My entry into Access was similar to Frothingslosh's - that is, from the Engineering field. I was a mechanical designer in an aerospace/defense company (not a CAD operator like Froth, but in a similar capacity). I was promoted to the position of Configuration Manager (don't ask me to explain what that is) but in that position, I had to assign controlled document numbers. What they had at the time (the late 1990's) was a series of books. A person would sign out a number manually. These books were now my responsibility. I hate manual work but I love having work saving ideas and making THEM work. Since I had taken a programming course at the Chubb Institute (and did very well), I decided to automate the process. I thought about a spreadsheet and mentioned this to my boss (picture Dilbert's boss here). The boss said something to the effect of: A SPREADSHEET??!!! This should NOT be a spreadsheet. It should be a database!!
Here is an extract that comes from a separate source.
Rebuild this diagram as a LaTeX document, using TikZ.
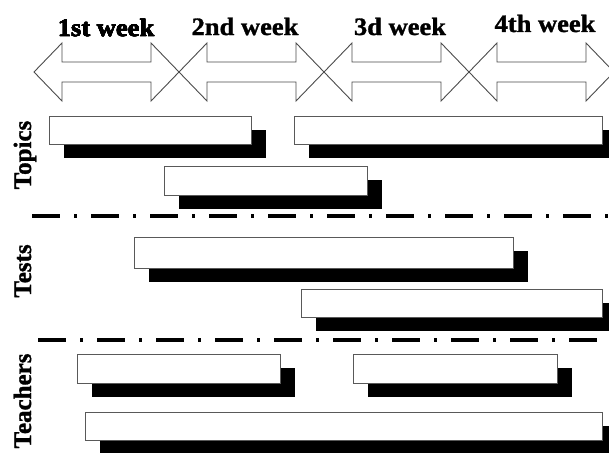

That got me to thinking about databases (at Chubb I had taken a course in DB2 which is the database designed for mainframe COBOL programs, and also a course in Oracle) and I had the concept. I didn't have DB2 or Oracle but I had Access on my computer. I started messing around - having no knowledge of Access but I did understand VBA from having taken Visual Basic and the syntax of VBA was very similar at the time.
I went to town. I fell in love with Access. Like Froth, I was not in the IT dept - where they had dedicated programmers. One of them took me under his wing and made himself available to me. I bought a "dummies" book and a few other basic texts. I created the program and then added to it, bit by bit. I replaced that bookshelf of lame-o log books with an application on all the engineer's desktops. They loved it.
Next job, I designed an entire enterprise software system based on what I had learned at the former job, and the next job after that, I did the same.
Each time, my system was better, more elegant, more functional, more efficient, and more intuitive and friendly to the user.
My basic approach was what was stated above - break down a project into smaller units, understand what is needed and then design a function to do that thing. Then put it all together.
One of the most important things you can do is, once you have something working - BACK IT UP - and then try to break it. Enter totally unexpected inputs in completely the wrong sequence and see what happens - because that is what WILL happen once you put it in the hands of the users.
Anyway, now I'm considered an Access guru - even by the IT dept - although I'm still in Engineering. And I never had so much fun, had such an incredible sandbox, had such a powerful tool to implement my ideas, as MS Access - my favorite computer program of all time.